The amount is lower by $3.27 million compared with last year’s $3.71 million mainly because no revenues were recorded from Galoc operations, it added.

In November, Galoc Production Co. (GPC) temporarily stopped operations at the oil field due to upgrades.

“Recommencement of production is expected in the second half of the year,” Oriental Petroleum said.
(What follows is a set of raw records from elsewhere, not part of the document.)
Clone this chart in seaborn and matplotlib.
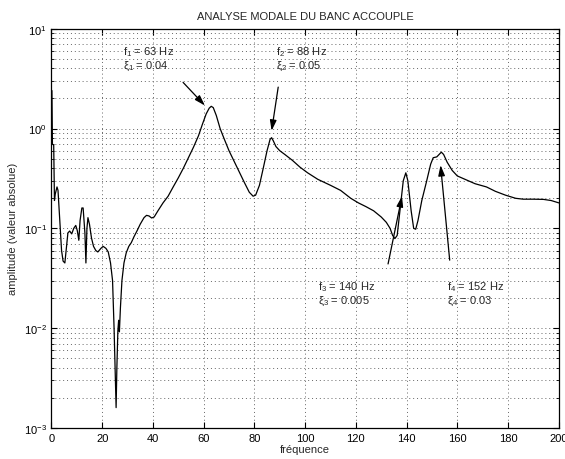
import numpy as np
import pandas as pd
import matplotlib
matplotlib.use("Agg")
import matplotlib.pyplot as plt
import seaborn as sns

# frequency response (Hz, |H|)
freq = [0.2, 0.4, 0.9, 1.2, 1.5, 2.2, 2.6, 3.3, 4.0, 4.6, 5.3, 5.8, 6.5, 7.2, 8.0,
        8.8, 9.6, 10.2, 10.8, 11.3, 12.0, 12.5, 13.2, 13.6, 14.0, 14.4, 15.0, 15.8,
        16.6, 17.5, 18.3, 19.5, 20.4, 21.5, 22.4, 23.3, 24.1, 24.7, 25.2, 25.5, 25.8,
        26.2, 26.5, 26.8, 27.2, 27.8, 28.6, 29.5, 30.5, 31.5, 32.5, 33.8, 35.0, 36.5,
        37.5, 38.5, 39.5, 40.5, 42.0, 44.0, 46.0, 48.0, 50.0, 52.0, 54.0, 56.0, 58.0,
        59.5, 61.0, 62.2, 63.0, 63.8, 65.0, 66.5, 68.0, 70.0, 72.0, 74.0, 76.0, 78.0,
        79.5, 80.5, 82.0, 83.5, 85.0, 86.2, 86.8, 87.5, 88.5, 90.0, 92.0, 95.0, 98.0,
        101.0, 105.0, 110.0, 114.0, 118.0, 121.0, 124.0, 127.0, 130.0, 132.0, 133.5,
        134.5, 135.4, 136.3, 137.5, 138.7, 139.7, 140.5, 141.8, 142.8, 143.6, 144.5,
        146.0, 147.8, 149.5, 150.5, 151.9, 152.8, 153.7, 154.6, 156.0, 158.0, 160.0,
        163.0, 167.0, 171.5, 175.0, 179.0, 183.0, 186.0, 190.0, 194.0, 197.0, 200.0]
amp = [2.4, 0.7, 0.68, 0.19, 0.22, 0.26, 0.24, 0.12, 0.06, 0.047, 0.045, 0.06, 0.09,
       0.094, 0.088, 0.1, 0.107, 0.095, 0.076, 0.12, 0.16, 0.16, 0.09, 0.045, 0.1,
       0.128, 0.11, 0.08, 0.066, 0.06, 0.058, 0.063, 0.066, 0.063, 0.058, 0.045, 0.03,
       0.01, 0.003, 0.0016, 0.004, 0.0095, 0.012, 0.0092, 0.016, 0.03, 0.045, 0.057,
       0.066, 0.072, 0.082, 0.095, 0.11, 0.128, 0.135, 0.133, 0.127, 0.13, 0.15, 0.18,
       0.21, 0.26, 0.32, 0.40, 0.51, 0.65, 0.85, 1.1, 1.4, 1.6, 1.67, 1.62, 1.35, 1.0,
       0.8, 0.6, 0.47, 0.37, 0.29, 0.23, 0.21, 0.215, 0.27, 0.4, 0.6, 0.78, 0.81, 0.75,
       0.66, 0.6, 0.55, 0.48, 0.41, 0.36, 0.31, 0.27, 0.24, 0.2, 0.18, 0.165, 0.15,
       0.13, 0.115, 0.1, 0.085, 0.079, 0.085, 0.16, 0.3, 0.36, 0.3, 0.15, 0.1, 0.098,
       0.12, 0.19, 0.29, 0.44, 0.51, 0.52, 0.55, 0.58, 0.55, 0.46, 0.38, 0.335, 0.31,
       0.28, 0.26, 0.235, 0.215, 0.2, 0.196, 0.196, 0.195, 0.19, 0.18]

# modes: label text, text position, arrow tail, arrow head
mode_f = ["f$_1$ = 63 Hz", "f$_2$ = 88 Hz", "f$_3$ = 140 Hz", "f$_4$ = 152 Hz"]
mode_xi = [r"$\xi_1$ = 0.04", r"$\xi_2$ = 0.05", r"$\xi_3$ = 0.005", r"$\xi_4$ = 0.03"]
text_x = [28.2, 88.5, 105.1, 155.9]
text_y_f = [5.9, 5.9, 0.0266, 0.0266]
text_y_xi = [4.3, 4.3, 0.0188, 0.0188]
tail_x = [51.9, 89.4, 132.7, 157.0]
tail_y = [2.9, 2.6, 0.044, 0.048]
head_x = [60.5, 86.8, 138.2, 153.4]
head_y = [1.7, 0.95, 0.21, 0.43]

sns.set_style("ticks")
plt.rcParams["font.family"] = ["Liberation Sans", "DejaVu Sans"]
plt.rcParams["mathtext.default"] = "regular"
plt.rcParams["font.size"] = 8

df = pd.DataFrame({"freq": freq, "amp": amp})

fig = plt.figure(figsize=(5.65, 4.6), dpi=100)
ax = fig.add_axes([0.091, 0.0674, 0.898, 0.868])
sns.lineplot(data=df, x="freq", y="amp", ax=ax, color="k", lw=0.9,
             estimator=None, sort=False)

ax.set_yscale("log")
ax.set_xlim(0, 200)
ax.set_ylim(1e-3, 1e1)
ax.set_xticks(np.arange(0, 201, 20))
grid_kw = dict(ls=(0, (1, 3)), color="0.4", lw=0.7)
ax.grid(True, which="major", axis="x", **grid_kw)
ax.grid(True, which="both", axis="y", **grid_kw)
ax.tick_params(which="both", direction="in", top=True, right=True, labelsize=8,
               colors="k")
ax.tick_params(which="major", length=4)
ax.tick_params(which="minor", length=2)
for sp in ax.spines.values():
    sp.set_color("k")
    sp.set_linewidth(0.9)

ax.set_xlabel("fréquence", fontsize=8, labelpad=1)
ax.set_ylabel("amplitude (valeur absolue)", fontsize=8, labelpad=4)
ax.set_title("ANALYSE MODALE DU BANC ACCOUPLE", fontsize=8, pad=7)

for i in range(4):
    ax.text(text_x[i], text_y_f[i], mode_f[i], fontsize=8, va="center", ha="left")
    ax.text(text_x[i], text_y_xi[i], mode_xi[i], fontsize=8, va="center", ha="left")
    ax.annotate("", xy=(head_x[i], head_y[i]), xytext=(tail_x[i], tail_y[i]),
                arrowprops=dict(arrowstyle="-|>,head_length=0.7,head_width=0.22",
                                color="k", lw=0.9, mutation_scale=9,
                                shrinkA=0, shrinkB=0))

fig.savefig("out.png", dpi=100)
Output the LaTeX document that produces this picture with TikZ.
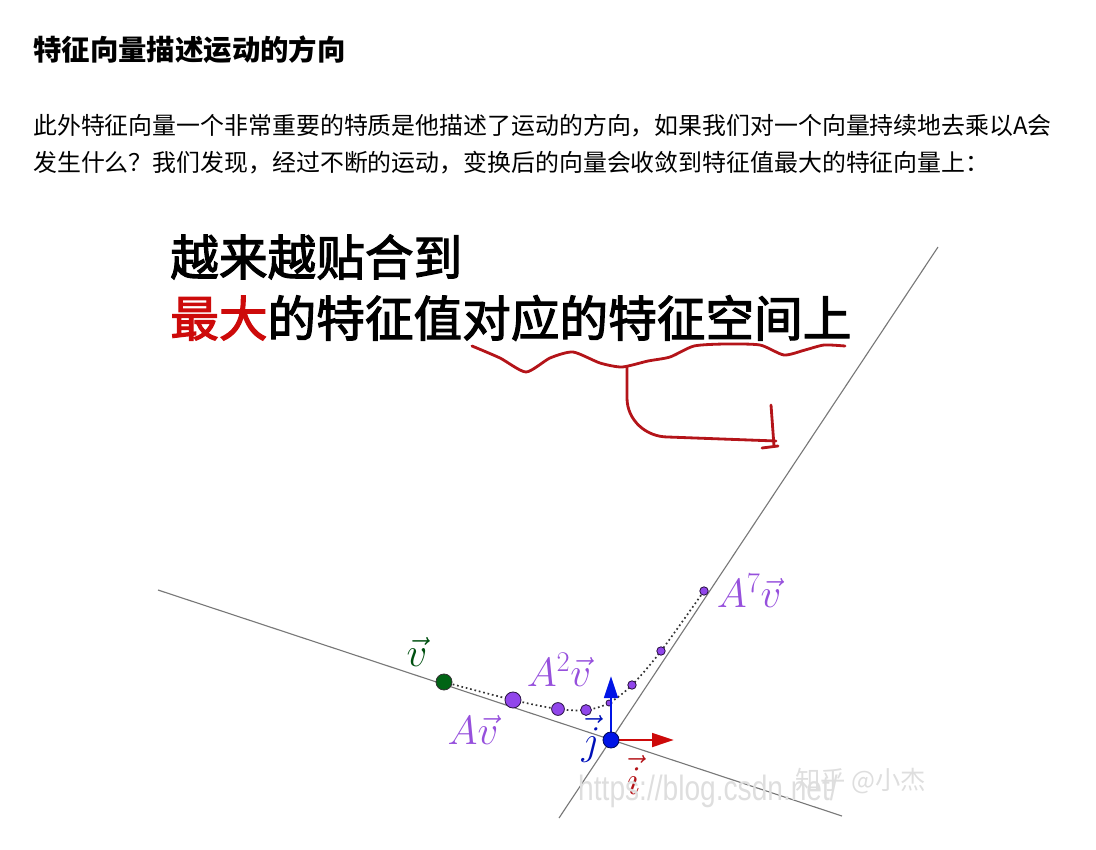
\RequirePackage{fix-cm}
\documentclass[tikz,border=0pt]{standalone}
\usepackage{fontspec}
\setmainfont{Liberation Sans}
\newfontfamily\cjk{Noto Sans CJK SC}
\newfontfamily\cjkbig[FakeBold=2.4]{Noto Sans CJK SC}
\usetikzlibrary{arrows.meta, positioning}
\definecolor{evgray}{RGB}{120, 120, 120}
\definecolor{evpurple}{RGB}{150, 80, 220}
\definecolor{evdot}{RGB}{145, 70, 235}
\definecolor{evgreen}{RGB}{0, 100, 20}
\definecolor{evblue}{RGB}{0, 20, 230}
\definecolor{evred}{RGB}{205, 10, 10}
\definecolor{inkred}{RGB}{180, 20, 25}
\definecolor{wmgray}{RGB}{222, 222, 222}

\begin{document}
\begin{tikzpicture}[x=0.025cm, y=-0.025cm,
        head/.style={anchor=west, inner sep=0pt, font=\cjk\bfseries\fontsize{20.2}{24}\selectfont},
        para/.style={anchor=west, inner sep=0pt, font=\cjk\fontsize{17}{22}\selectfont},
        big/.style={anchor=west, inner sep=0pt, font=\cjkbig\fontsize{34.6}{40}\selectfont},
        eig/.style={draw=evgray, line width=0.8pt},
        vdot/.style={circle, draw=black!70!evdot, fill=evdot, line width=0.6pt, inner sep=0pt},
        vlbl/.style={inner sep=0pt, text=evpurple, font=\fontsize{29}{29}\selectfont},
        axis/.style={-{Triangle[length=5.5mm, width=3.4mm]}, line width=2.1pt},
        ink/.style={inkred, line width=2pt, line cap=round, line join=round},
        wm/.style={inner sep=0pt, text=wmgray}
      ]
        \useasboundingbox (0,0) rectangle (1096,849);
        % text above the figure
        \node[head] (title) at (33, 50) {特征向量描述运动的方向};
        \node[para] (par1) at (33, 126) {此外特征向量一个非常重要的特质是他描述了运动的方向，如果我们对一个向量持续地去乘以A会};
        \node[para] (par2) at (33, 163) {发生什么？我们发现，经过不断的运动，变换后的向量会收敛到特征值最大的特征向量上：};
        \node[big] (big1) at (170, 257) {越来越贴合到};
        \node[big] (big2) at (170, 318) {{\color{evred}最大}的特征值对应的特征空间上};
        % eigen lines
        \coordinate (O) at (611, 740);
        \coordinate (l1a) at (158, 590);
        \coordinate (l1b) at (842, 816);
        \coordinate (l2a) at (938, 247);
        \coordinate (l2b) at (559, 818);
        \draw[eig] (l1a) -- (l1b);
        \draw[eig] (l2a) -- (l2b);
        % handwritten underline and arrow
        \draw[ink] plot[smooth, tension=0.4] coordinates {(472,346) (500,358) (526,372) (550,358) (573,352) (600,363) (622,367) (648,361) (670,357) (694,346) (725,344) (760,345) (784,355) (805,350) (824,345) (845,346)};
        \draw[ink] (627,367) -- (627,398) to[out=-90, in=180] (668,437) -- (776,441);
        \draw[ink] (771,405) -- (774,446);
        \draw[ink] (762,448) -- (778,446);
        % iterates of the vector
        \foreach \n/\x/\y in {0/444/682, 1/513/700, 2/558/709, 3/586/710, 4/609/703, 5/632/685, 6/661/651, 7/704/591}
          \coordinate (p\n) at (\x,\y);
        \draw[black!80, dotted, line width=1.2pt] plot[smooth, tension=0.5] coordinates {(p0) (p1) (p2) (p3) (p4) (p5) (p6) (p7)};
        \node[circle, draw=black!80, fill=evgreen, line width=0.6pt, inner sep=0pt, minimum size=0.4cm] (d0) at (p0) {};
        \foreach \n/\s in {1/0.4, 2/0.32, 3/0.27, 4/0.15, 5/0.21, 6/0.21, 7/0.21}
          \node[vdot, minimum size=\s cm] (d\n) at (p\n) {};
        % unit vectors
        \draw[axis, evred] (O) -- (674, 740) coordinate (itip);
        \draw[axis, evblue] (O) -- (611, 676) coordinate (jtip);
        \node[circle, draw=black!60!evblue, fill=evblue, line width=0.6pt, inner sep=0pt, minimum size=0.4cm] (orig) at (O) {};
        % labels
        \node[vlbl, text=evgreen!80!black] (lv) at (417, 652) {$\vec{v}$};
        \node[vlbl] (lav) at (473, 730) {$A\vec{v}$};
        \node[vlbl] (la2v) at (559, 670) {$A^2\vec{v}$};
        \node[vlbl, right=2mm of d7] (la7v) {$A^7\vec{v}$};
        \node[vlbl, text=evblue!80!black] (lj) at (591, 739) {$\vec{j}$};
        \node[vlbl, text=inkred] (li) at (634, 775) {$\vec{i}$};
        % watermarks
        \node[wm, anchor=west, xscale=0.8, font=\fontsize{25}{25}\selectfont] (url) at (578, 791) {https://blog.csdn.net/};
        \node[wm, anchor=west, font=\cjk\fontsize{18}{18}\selectfont] (zh) at (795, 781) {知乎 @小杰};
      \end{tikzpicture}
\end{document}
GPC, which holds 58.29 percent of Service Contract (SC) 14C, is jointly-owned by the Vitol Group and Otto Energy Ltd. Other stakeholders in SC 14C are Oriental Petroleum and its unit Linapacan Oil Gas & Power Corp. with 7.57 percent; Philodrill Corp. with 7.03 percent; Forum Energy Corp. with 2.27 percent; Alcorn Gold, 1.53 percent and PetroEnergy, 1.03 percent.

Lower expenses were not able to offset the decline in revenues.

“Petroleum production costs as of March 31 amounted to $1.32 million, 29.53 percent lower than same period last year,” Oriental Petroleum said.

Other subsidiaries of Oriental Petroleum are dormant firms Oriental Mahogany Woodworks Inc. and Oriental Land Corp.